Saturday, September 24, 2016

Polk Salad Bastard

Last month, inspired by a post about pokeweed by Thunder, I posted about pokeweed and the country-rock standard Polk Salad Annie. We actually have quite a bit of pokeweed growing on-site here, far north of the Mason-Dixon line:




I was actually lucky enough to encounter a couple of small poke plants, small enough to be solidly in the 'pick me' category:




Erring on the side of caution, I boiled the pokeweed that I had harvested in three changes of water, then sauteed it in some olive oil with some garlic. The greens have a nice flavor, similar to that of spinach... and I consumed them without any ill effects, though they do tend to 'clean you out' very well if you know what I mean, and I think that you do. I can readily see a small amount of pokeweed becoming part of the weekly foraging take, in season. We have a secondary growth of stinging nettles coming up, and the pokeweed would be a good accompaniment for the nettles and lamb's quarters in my typical green slurry.

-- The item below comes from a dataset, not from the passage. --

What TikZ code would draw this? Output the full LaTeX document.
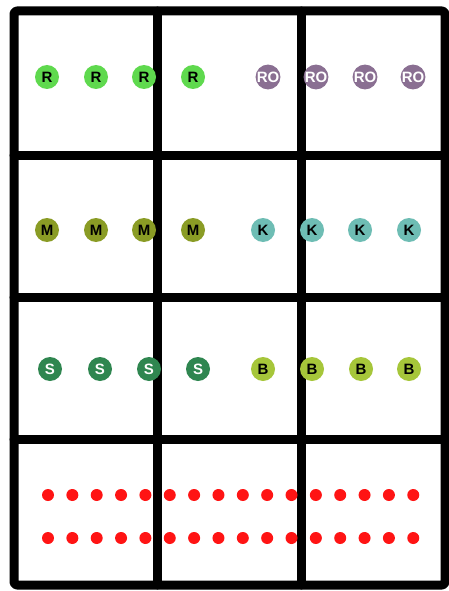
\documentclass[tikz,border=0pt]{standalone}
\usepackage{fontspec}
\setmainfont{Liberation Sans}
\definecolor{cR}{HTML}{5FD94E}
\definecolor{cRO}{HTML}{8A6F92}
\definecolor{cM}{HTML}{8A9C25}
\definecolor{cK}{HTML}{6EBDB4}
\definecolor{cS}{HTML}{2F8650}
\definecolor{cB}{HTML}{A6C63A}
\definecolor{cDot}{HTML}{FF1414}
\begin{document}
\begin{tikzpicture}[x=1pt,y=-1pt,
  frame/.style={line width=9pt,line cap=round,line join=round},
  stop/.style={circle,minimum size=24pt,inner sep=0pt,font=\fontsize{15}{15}\selectfont\bfseries},
  reddot/.style={circle,fill=cDot,minimum size=12pt,inner sep=0pt}]
\useasboundingbox (0,0) rectangle (449,591);
\fill[white] (0,0) rectangle (449,591);
% grid
\draw[frame,rounded corners=3pt] (14,11) rectangle (445,585);
\foreach \yy in {155,297,439} \draw[frame] (14,\yy) -- (445,\yy);
\foreach \xx in {157.5,301} \draw[frame] (\xx,11) -- (\xx,585);
% row 1
\foreach \xx [count=\i] in {47,96,144,193}
  \node[stop,fill=cR,text=black] (r\i) at (\xx,77) {R};
\foreach \xx [count=\i] in {268,316,365,413}
  \node[stop,fill=cRO,text=white] (ro\i) at (\xx,77) {RO};
% row 2
\foreach \xx [count=\i] in {47,96,144,193}
  \node[stop,fill=cM,text=black] (m\i) at (\xx,230) {M};
\foreach \xx [count=\i] in {263,312,360,409}
  \node[stop,fill=cK,text=black] (k\i) at (\xx,230) {K};
% row 3
\foreach \xx [count=\i] in {50,100,149,198}
  \node[stop,fill=cS,text=white] (s\i) at (\xx,369) {S};
\foreach \xx [count=\i] in {263,312,361,409}
  \node[stop,fill=cB,text=black] (b\i) at (\xx,369) {B};
% red dots
\foreach \i in {0,...,15} {
  \node[reddot] (da\i) at (48+24.35*\i,495) {};
  \node[reddot] (db\i) at (48+24.35*\i,538) {};
}
\end{tikzpicture}
\end{document}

So, now that I'm a poke-eater, I guess that I could qualify for a song of my own:


Polk Salad Bastard, the dude likes getting plastered.
Everybody thought it was a joke, that this Northern boy is chowing down on poke.
A big, bald, Schick razor shaving bastard.

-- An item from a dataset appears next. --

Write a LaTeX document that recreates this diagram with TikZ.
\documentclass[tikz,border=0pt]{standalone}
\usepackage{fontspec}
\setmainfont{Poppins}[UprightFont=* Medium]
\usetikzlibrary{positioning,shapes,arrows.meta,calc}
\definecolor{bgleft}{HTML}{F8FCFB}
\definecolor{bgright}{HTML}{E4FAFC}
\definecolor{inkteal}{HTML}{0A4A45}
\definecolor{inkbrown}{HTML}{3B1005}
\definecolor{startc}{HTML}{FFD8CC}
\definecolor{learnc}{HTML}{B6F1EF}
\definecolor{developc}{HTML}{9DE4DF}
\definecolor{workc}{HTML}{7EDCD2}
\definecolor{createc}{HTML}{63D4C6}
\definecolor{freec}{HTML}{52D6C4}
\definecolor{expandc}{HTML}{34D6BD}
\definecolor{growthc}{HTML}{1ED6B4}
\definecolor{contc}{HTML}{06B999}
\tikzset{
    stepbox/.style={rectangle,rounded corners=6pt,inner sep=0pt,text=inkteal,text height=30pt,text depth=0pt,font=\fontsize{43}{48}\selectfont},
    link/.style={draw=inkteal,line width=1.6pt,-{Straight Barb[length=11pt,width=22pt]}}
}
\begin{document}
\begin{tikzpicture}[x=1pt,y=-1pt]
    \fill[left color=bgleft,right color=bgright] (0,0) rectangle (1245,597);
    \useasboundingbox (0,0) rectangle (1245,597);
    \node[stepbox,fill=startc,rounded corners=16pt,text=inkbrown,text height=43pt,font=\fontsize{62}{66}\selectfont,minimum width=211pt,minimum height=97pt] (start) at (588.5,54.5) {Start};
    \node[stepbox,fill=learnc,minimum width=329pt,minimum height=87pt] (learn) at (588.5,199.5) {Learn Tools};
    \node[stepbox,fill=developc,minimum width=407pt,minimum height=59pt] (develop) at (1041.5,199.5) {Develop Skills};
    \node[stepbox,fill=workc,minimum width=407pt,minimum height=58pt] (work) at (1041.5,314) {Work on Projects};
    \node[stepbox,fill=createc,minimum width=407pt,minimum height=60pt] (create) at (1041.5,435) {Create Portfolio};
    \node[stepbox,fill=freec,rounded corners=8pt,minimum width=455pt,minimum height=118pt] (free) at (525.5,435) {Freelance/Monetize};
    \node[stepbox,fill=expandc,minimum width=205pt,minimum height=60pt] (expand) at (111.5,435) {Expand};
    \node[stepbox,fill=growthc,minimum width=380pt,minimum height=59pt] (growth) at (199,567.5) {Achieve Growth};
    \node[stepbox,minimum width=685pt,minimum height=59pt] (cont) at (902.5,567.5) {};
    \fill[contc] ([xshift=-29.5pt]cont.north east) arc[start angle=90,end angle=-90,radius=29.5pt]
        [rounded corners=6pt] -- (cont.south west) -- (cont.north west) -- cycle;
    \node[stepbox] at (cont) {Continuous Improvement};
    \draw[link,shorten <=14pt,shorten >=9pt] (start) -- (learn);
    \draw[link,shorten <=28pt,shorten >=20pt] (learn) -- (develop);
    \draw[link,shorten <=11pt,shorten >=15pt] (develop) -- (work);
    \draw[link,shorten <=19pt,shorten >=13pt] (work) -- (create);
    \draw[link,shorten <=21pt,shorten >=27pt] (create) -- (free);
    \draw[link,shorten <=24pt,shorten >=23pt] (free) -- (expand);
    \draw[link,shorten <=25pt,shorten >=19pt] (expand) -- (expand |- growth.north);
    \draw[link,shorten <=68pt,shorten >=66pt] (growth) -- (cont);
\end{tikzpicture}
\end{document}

I found a really great cover version of Polk Salad Annie by Sammarinese singer Little Tony (who's a better Ciacci than Scott Baio ever could be). I particularly like this version because he was singing the song phonetically and made some charming errors due to his unfamiliarity with such regionalisms as 'truck patch'. I find this version a lot of fun, but not quite as much fun as Tony Joe White's duet with Johnny Cash:





I think Italians would 'get' the whole polk salad thing- Italian cuisine specializes in making bitter things delicious, and pokeweed seems like it belongs alongside such greens as escarole, arugula, and radicchio. I think poke would go well with beans, which like pokeweed can be poisonous if prepared incorrectly. Like poke, they can also clean you out really well.

3 comments:

Unknown said...

You can eat stinging nettles?

I grabbed hold of some last eyar, and I don't know that I'd want them inside me.

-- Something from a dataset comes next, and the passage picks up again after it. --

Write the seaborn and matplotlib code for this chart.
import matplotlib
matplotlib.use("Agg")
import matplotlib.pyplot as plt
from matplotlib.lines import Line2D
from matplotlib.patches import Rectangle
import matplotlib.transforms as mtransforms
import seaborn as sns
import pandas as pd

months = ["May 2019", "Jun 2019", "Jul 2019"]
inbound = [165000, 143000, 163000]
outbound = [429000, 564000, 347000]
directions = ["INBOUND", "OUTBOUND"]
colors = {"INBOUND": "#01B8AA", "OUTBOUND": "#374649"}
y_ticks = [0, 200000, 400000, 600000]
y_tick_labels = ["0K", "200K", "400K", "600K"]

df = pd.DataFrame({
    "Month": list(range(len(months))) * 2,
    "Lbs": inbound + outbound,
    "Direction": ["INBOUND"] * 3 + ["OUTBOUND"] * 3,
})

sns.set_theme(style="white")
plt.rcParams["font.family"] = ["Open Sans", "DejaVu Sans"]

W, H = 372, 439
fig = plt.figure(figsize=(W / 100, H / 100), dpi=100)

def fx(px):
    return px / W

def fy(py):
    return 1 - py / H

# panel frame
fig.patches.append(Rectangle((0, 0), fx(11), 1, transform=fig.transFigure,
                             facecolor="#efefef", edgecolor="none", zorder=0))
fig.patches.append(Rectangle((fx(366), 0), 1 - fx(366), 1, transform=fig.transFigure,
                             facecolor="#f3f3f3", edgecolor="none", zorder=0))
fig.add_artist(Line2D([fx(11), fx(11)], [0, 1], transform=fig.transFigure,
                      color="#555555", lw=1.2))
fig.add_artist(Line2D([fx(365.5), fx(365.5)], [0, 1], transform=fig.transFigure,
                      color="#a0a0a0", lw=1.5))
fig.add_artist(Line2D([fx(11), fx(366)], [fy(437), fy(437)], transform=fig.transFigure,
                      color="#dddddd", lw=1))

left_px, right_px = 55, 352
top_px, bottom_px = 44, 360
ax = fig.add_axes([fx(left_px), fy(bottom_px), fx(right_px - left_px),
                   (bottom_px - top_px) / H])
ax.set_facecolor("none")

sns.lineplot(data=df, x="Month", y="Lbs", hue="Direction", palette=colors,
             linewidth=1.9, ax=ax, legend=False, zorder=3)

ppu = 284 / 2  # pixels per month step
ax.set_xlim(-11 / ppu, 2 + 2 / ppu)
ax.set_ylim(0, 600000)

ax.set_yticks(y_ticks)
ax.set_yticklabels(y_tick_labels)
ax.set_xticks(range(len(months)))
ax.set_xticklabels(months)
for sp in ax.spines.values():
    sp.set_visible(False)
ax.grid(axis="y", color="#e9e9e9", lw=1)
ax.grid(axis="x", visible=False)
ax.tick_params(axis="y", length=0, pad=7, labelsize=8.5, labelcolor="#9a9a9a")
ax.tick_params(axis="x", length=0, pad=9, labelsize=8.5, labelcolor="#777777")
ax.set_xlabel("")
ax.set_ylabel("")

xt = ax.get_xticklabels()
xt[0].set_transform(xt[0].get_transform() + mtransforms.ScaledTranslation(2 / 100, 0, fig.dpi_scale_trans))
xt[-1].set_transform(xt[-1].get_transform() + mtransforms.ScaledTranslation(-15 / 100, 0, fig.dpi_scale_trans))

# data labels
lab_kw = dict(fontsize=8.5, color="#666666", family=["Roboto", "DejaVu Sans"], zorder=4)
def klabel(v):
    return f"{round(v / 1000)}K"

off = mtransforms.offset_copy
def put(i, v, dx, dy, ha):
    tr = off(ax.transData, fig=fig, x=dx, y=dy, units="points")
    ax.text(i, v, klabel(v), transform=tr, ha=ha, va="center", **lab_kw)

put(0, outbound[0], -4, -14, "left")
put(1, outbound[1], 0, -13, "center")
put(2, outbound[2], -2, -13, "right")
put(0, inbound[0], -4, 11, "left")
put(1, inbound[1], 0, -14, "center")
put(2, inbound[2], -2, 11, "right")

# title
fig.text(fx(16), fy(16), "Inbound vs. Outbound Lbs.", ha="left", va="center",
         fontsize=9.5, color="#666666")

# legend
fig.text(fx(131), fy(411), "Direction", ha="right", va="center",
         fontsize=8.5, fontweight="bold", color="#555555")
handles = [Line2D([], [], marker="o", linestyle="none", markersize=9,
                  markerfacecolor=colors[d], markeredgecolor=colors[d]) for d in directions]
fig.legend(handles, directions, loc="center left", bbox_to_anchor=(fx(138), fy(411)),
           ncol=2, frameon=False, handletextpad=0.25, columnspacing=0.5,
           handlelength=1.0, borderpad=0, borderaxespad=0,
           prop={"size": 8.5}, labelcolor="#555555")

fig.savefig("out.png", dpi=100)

Big Bad Bald Bastard said...

Nasreen, we've got to talk...

Nettles are actually delicious, and nutritious, even though you should wear gloves when you harvest them. Once parboiled, dried, or pulverized, they cease to sting. They have a nice mild taste and complement other greens very nicely. When I go foraging, I usually pick bits of multiple plants, so I chop them all together, and sometimes add them to chopped spinach or turnip greens.

Nettles would be a good addition to a saag dish, come to think of it.

ifthethunderdontgetya™³²®© said...

You are a bold man, B^4.

I was in Ashburn this weekend, and the pokeberry bushes had only 5-15% of their berries left. The mockingbirds and catbirds had been joined by the cardinals in gobbling whatever was left.